[PROBLEM REQUIREMENTS]: Produce an exact copy of the lines below that run from the line containing "Output the web" to the line containing "d3.select('#chart').attr('width', W).attr('height', H);", inclusive; any picture is omitted.

□ □ □

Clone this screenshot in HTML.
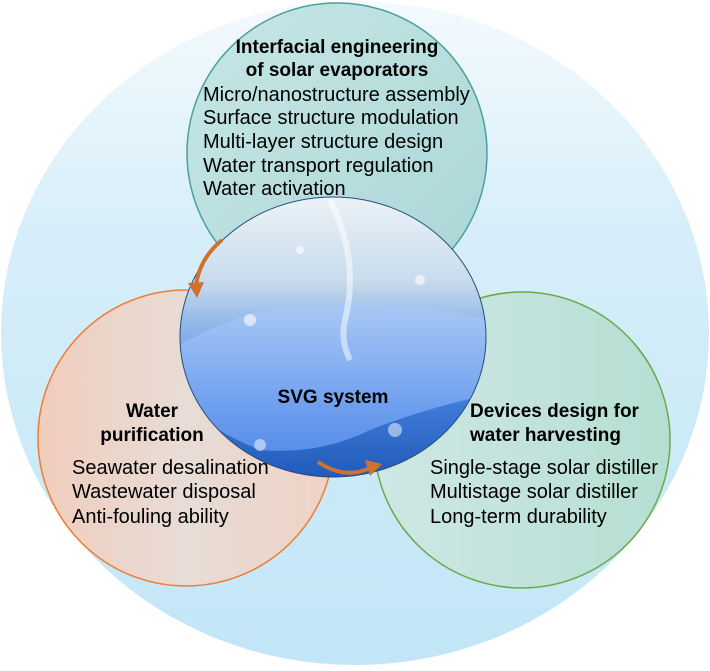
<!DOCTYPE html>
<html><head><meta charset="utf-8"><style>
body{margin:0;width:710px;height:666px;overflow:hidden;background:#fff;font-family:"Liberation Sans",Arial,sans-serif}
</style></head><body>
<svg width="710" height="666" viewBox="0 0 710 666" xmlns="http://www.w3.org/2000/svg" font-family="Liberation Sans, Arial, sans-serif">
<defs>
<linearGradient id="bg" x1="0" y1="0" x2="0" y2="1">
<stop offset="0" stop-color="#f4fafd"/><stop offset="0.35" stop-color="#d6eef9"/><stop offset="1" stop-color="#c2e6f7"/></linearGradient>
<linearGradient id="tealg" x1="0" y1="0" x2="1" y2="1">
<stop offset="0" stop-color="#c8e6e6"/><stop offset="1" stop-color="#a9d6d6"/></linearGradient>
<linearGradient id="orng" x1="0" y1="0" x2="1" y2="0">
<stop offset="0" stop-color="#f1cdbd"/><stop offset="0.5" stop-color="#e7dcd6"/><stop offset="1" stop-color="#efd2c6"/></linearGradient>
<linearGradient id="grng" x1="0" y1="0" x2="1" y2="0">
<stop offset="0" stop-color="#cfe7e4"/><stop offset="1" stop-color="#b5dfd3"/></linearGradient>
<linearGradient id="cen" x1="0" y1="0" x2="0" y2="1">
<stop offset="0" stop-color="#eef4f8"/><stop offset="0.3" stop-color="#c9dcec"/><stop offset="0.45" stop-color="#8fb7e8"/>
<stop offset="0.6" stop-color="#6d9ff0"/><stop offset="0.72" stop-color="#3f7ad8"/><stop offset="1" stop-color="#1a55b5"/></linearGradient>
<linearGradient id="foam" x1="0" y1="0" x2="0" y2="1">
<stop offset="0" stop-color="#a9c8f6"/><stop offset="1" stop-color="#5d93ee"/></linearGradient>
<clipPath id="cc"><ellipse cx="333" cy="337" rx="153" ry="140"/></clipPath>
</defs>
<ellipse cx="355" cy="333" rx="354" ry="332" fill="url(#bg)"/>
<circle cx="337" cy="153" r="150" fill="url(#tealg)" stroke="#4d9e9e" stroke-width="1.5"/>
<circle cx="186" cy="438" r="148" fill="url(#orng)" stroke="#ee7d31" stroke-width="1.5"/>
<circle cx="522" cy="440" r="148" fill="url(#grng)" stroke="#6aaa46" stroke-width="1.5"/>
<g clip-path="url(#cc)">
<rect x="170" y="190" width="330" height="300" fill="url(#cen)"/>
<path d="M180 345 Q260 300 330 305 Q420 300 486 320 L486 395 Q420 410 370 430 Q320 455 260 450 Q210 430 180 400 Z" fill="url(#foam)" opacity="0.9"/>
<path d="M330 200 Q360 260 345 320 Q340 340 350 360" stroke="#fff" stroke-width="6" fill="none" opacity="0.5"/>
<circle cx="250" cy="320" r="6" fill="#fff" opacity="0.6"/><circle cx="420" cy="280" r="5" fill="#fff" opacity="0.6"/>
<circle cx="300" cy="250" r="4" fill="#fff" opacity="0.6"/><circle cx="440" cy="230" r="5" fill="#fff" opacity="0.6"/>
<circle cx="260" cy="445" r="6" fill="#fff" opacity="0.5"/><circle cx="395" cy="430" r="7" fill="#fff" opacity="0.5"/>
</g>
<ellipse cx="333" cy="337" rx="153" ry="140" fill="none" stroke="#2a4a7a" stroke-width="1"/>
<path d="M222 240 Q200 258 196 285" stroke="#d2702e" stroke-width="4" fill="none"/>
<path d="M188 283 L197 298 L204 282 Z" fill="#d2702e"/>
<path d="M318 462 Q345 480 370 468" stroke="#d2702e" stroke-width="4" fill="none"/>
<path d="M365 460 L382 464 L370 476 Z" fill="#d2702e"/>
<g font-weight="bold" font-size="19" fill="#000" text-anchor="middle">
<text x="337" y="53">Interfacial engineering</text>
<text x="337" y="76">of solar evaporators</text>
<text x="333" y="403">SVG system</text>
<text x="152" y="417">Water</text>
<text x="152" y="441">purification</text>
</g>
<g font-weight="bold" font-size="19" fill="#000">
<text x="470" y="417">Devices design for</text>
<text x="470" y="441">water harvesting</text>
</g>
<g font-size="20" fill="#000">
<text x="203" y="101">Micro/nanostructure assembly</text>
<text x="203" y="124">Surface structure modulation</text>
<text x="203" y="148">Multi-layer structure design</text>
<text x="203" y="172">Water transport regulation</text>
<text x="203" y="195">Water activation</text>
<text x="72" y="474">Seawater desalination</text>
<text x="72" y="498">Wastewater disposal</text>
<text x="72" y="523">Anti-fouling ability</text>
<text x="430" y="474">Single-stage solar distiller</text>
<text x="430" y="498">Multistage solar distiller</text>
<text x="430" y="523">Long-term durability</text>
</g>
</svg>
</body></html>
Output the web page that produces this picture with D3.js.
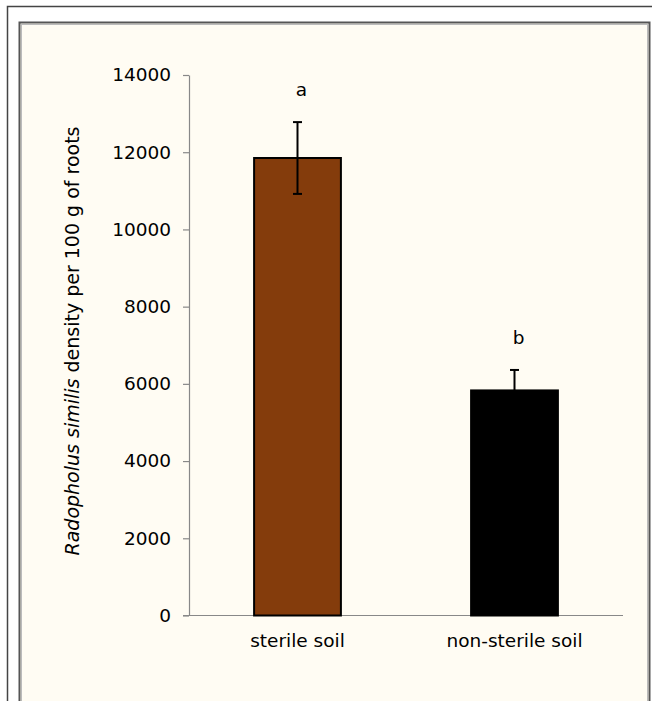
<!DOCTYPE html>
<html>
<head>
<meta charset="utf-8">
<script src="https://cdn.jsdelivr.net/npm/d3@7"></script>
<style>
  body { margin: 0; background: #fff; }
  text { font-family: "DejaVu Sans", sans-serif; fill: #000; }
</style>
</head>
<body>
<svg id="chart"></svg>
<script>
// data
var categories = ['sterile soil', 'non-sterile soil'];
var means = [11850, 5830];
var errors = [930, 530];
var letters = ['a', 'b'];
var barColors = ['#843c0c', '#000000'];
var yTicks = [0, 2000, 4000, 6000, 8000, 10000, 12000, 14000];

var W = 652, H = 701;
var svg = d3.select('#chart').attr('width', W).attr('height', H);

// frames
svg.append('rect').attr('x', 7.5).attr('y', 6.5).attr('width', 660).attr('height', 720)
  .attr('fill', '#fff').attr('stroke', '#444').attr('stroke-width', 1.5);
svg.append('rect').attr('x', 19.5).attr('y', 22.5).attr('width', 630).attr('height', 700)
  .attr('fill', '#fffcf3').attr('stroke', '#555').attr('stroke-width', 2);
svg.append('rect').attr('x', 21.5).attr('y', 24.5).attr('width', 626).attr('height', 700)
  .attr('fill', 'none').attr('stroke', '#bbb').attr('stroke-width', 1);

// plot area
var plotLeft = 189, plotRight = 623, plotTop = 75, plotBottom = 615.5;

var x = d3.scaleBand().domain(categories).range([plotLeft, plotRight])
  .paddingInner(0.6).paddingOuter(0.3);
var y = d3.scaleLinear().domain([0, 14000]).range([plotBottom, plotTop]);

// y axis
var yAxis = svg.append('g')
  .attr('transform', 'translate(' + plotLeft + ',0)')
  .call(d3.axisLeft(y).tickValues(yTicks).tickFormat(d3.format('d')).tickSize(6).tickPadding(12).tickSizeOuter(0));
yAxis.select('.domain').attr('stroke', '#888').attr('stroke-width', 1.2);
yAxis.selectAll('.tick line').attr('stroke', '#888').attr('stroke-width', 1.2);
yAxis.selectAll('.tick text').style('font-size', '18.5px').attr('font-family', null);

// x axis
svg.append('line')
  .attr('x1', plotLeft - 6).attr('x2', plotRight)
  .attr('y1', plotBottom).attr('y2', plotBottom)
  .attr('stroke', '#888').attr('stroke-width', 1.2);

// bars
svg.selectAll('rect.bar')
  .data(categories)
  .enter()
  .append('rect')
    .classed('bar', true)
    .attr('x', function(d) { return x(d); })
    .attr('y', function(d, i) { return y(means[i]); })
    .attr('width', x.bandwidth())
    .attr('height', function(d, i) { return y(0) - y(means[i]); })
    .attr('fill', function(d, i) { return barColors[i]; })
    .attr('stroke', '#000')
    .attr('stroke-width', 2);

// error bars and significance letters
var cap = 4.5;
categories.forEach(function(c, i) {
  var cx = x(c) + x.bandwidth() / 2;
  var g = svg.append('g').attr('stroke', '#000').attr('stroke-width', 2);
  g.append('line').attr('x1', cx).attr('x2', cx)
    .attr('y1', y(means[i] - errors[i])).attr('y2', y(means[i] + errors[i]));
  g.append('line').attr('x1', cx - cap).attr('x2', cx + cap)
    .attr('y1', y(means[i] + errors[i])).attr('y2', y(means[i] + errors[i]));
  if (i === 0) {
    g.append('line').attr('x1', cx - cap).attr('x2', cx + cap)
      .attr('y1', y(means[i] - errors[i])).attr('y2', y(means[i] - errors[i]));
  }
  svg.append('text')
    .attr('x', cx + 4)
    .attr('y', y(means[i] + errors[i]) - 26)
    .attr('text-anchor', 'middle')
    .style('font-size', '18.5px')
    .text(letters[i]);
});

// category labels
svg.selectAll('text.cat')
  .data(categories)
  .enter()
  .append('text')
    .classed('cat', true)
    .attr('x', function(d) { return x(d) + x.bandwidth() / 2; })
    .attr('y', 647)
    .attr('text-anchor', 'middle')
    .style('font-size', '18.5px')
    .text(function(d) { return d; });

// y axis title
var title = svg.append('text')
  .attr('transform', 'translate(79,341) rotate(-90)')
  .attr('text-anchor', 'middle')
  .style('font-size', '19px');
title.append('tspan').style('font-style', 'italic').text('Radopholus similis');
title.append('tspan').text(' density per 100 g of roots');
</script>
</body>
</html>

□ □ □

[ANSWER TO THIS PROBLEM]:
Output the web page that produces this picture with D3.js.
<!DOCTYPE html>
<html>
<head>
<meta charset="utf-8">
<script src="https://cdn.jsdelivr.net/npm/d3@7"></script>
<style>
  body { margin: 0; background: #fff; }
  text { font-family: "DejaVu Sans", sans-serif; fill: #000; }
</style>
</head>
<body>
<svg id="chart"></svg>
<script>
// data
var categories = ['sterile soil', 'non-sterile soil'];
var means = [11850, 5830];
var errors = [930, 530];
var letters = ['a', 'b'];
var barColors = ['#843c0c', '#000000'];
var yTicks = [0, 2000, 4000, 6000, 8000, 10000, 12000, 14000];

var W = 652, H = 701;
var svg = d3.select('#chart').attr('width', W).attr('height', H);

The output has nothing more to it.